Souterrain, Coolbane By.), Co. Cork
Co. Cork |
Settlement Sites
Beneath a field in Coolbane, County Cork, lies a network of low, earth-cut tunnels that a person could only navigate on hands and knees.
Discovered in November 1985, this souterrain, an underground structure of the early medieval period typically used for storage, refuge, or both, consists of four chambers linked by narrow creepways, with a small annexe branching off the second chamber. The largest chamber runs to 3.2 metres in length, but none exceeds a metre in height, which tells you something about how a person would have moved through it, and perhaps about the urgency with which it might have been used.
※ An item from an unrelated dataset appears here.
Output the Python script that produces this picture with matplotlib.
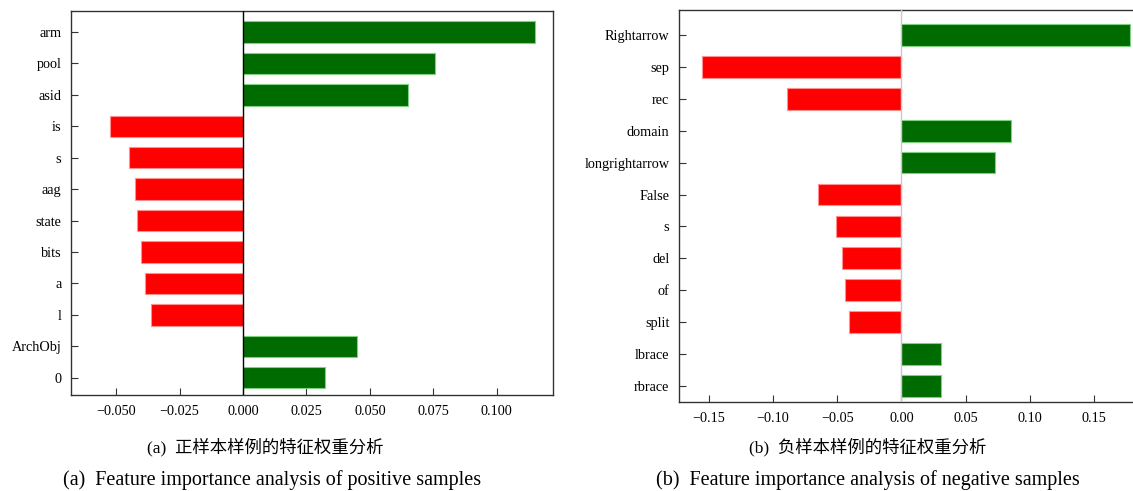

The construction details are quietly revealing. Each of the four chambers contained what are known as construction shafts, vertical openings used during the building process to remove spoil and lower materials underground before being sealed over. R. M. Cleary, who communicated details of the site, suggested that the original entrance lay in the north wall of the fourth chamber, an unusual position that hints at deliberate concealment or a specific relationship with whatever structure stood above ground. That structure, while no longer visible, may be inferred from the disturbed soil overlying the souterrain, which contained dark, peaty lenses consistent with long-term habitation. A spindle whorl, a small weight used to spin thread, was recovered from the same disturbed layer. It is a modest object, but a grounding one: it places a person, most likely a woman engaged in textile work, somewhere very close to this spot, probably during the early medieval centuries when souterrains were in common use across Ireland.